Retype every line from the top of the entries down to the one with "Sans', size: 13", both included, and skip the pictures.
++++ Exercise inputs ++++
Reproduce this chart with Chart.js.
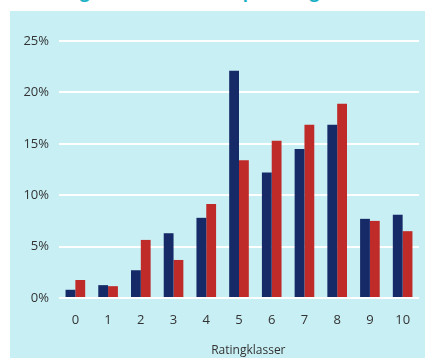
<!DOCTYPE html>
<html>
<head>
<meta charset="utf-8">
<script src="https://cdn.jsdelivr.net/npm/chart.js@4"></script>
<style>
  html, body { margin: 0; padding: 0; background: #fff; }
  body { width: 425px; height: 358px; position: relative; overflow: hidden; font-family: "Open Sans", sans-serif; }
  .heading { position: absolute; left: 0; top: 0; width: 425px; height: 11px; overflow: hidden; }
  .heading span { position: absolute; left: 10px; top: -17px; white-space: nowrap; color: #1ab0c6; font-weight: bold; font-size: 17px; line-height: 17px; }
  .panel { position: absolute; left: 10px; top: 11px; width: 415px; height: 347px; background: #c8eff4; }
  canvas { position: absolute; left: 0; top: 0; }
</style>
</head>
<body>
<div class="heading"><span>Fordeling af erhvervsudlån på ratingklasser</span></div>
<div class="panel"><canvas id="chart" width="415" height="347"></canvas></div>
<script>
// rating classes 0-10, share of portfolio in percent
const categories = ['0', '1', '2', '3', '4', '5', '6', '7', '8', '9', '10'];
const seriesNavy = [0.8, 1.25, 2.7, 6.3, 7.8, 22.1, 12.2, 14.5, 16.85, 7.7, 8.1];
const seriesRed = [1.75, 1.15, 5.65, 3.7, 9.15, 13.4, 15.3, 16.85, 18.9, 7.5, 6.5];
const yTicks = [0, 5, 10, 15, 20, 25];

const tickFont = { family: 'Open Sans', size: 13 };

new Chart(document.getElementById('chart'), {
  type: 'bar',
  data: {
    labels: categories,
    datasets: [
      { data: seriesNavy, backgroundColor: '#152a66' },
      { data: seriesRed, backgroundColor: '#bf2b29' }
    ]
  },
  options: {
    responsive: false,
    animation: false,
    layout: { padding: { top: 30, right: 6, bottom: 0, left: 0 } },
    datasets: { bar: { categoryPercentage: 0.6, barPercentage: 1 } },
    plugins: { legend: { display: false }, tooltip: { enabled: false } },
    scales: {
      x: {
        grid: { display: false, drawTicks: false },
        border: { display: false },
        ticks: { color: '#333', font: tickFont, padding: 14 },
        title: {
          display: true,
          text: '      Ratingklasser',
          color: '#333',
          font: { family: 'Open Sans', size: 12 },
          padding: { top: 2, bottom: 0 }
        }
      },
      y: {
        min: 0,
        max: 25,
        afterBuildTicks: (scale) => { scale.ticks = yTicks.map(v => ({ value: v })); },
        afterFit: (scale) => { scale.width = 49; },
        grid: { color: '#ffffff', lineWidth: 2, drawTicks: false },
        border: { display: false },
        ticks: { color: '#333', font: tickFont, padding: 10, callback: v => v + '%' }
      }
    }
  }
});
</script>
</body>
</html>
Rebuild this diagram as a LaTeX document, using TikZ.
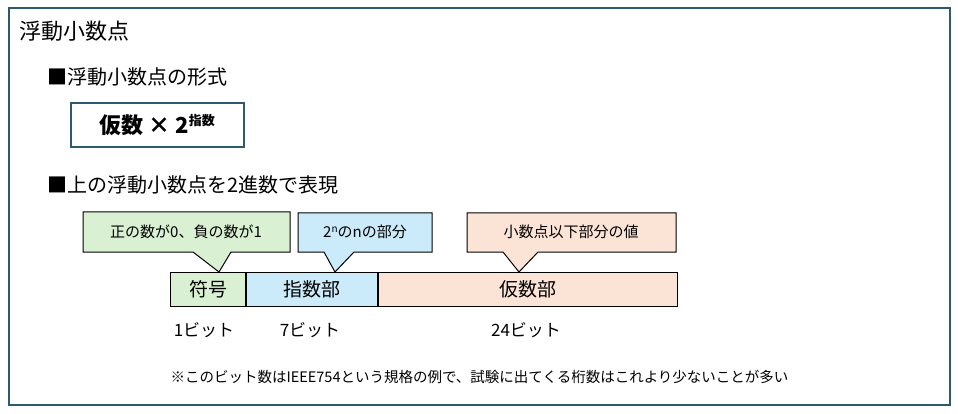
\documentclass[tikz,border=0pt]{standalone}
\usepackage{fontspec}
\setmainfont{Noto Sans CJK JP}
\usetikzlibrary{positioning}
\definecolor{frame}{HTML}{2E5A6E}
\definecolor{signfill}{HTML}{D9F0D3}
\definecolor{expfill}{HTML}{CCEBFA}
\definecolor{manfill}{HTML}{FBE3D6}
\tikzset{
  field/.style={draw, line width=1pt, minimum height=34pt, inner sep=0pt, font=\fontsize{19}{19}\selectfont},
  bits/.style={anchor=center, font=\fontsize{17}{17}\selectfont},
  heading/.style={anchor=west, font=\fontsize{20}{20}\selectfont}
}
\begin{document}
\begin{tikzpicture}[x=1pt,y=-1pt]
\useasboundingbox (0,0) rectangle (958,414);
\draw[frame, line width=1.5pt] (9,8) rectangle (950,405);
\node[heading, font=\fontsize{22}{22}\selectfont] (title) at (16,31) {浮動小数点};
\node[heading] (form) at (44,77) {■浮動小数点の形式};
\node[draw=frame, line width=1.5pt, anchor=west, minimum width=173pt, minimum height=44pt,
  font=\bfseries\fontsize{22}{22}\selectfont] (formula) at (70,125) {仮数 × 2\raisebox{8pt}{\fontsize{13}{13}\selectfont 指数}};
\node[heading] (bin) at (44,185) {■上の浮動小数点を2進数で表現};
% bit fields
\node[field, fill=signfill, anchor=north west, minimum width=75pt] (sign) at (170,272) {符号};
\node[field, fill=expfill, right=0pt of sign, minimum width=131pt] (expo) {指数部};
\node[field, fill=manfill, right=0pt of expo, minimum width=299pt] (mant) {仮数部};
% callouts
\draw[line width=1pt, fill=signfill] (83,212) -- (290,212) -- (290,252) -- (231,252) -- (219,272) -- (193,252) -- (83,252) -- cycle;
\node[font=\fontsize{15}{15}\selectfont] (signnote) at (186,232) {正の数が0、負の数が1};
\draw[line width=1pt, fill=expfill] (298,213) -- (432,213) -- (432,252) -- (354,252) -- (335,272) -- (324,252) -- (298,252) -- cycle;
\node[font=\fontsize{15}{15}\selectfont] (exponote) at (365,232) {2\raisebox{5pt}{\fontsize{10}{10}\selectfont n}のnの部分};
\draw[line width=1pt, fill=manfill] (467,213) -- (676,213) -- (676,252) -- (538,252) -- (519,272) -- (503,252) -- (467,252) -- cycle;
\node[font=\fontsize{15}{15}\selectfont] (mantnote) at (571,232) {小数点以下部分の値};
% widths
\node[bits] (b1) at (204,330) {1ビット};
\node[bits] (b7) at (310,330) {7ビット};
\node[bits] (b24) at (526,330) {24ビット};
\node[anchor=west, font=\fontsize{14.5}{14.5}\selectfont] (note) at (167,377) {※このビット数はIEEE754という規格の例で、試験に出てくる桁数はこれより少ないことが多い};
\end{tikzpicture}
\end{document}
++++
▸ Answer for this exercise:
Reproduce this chart with Chart.js.
<!DOCTYPE html>
<html>
<head>
<meta charset="utf-8">
<script src="https://cdn.jsdelivr.net/npm/chart.js@4"></script>
<style>
  html, body { margin: 0; padding: 0; background: #fff; }
  body { width: 425px; height: 358px; position: relative; overflow: hidden; font-family: "Open Sans", sans-serif; }
  .heading { position: absolute; left: 0; top: 0; width: 425px; height: 11px; overflow: hidden; }
  .heading span { position: absolute; left: 10px; top: -17px; white-space: nowrap; color: #1ab0c6; font-weight: bold; font-size: 17px; line-height: 17px; }
  .panel { position: absolute; left: 10px; top: 11px; width: 415px; height: 347px; background: #c8eff4; }
  canvas { position: absolute; left: 0; top: 0; }
</style>
</head>
<body>
<div class="heading"><span>Fordeling af erhvervsudlån på ratingklasser</span></div>
<div class="panel"><canvas id="chart" width="415" height="347"></canvas></div>
<script>
// rating classes 0-10, share of portfolio in percent
const categories = ['0', '1', '2', '3', '4', '5', '6', '7', '8', '9', '10'];
const seriesNavy = [0.8, 1.25, 2.7, 6.3, 7.8, 22.1, 12.2, 14.5, 16.85, 7.7, 8.1];
const seriesRed = [1.75, 1.15, 5.65, 3.7, 9.15, 13.4, 15.3, 16.85, 18.9, 7.5, 6.5];
const yTicks = [0, 5, 10, 15, 20, 25];

const tickFont = { family: 'Open Sans', size: 13 };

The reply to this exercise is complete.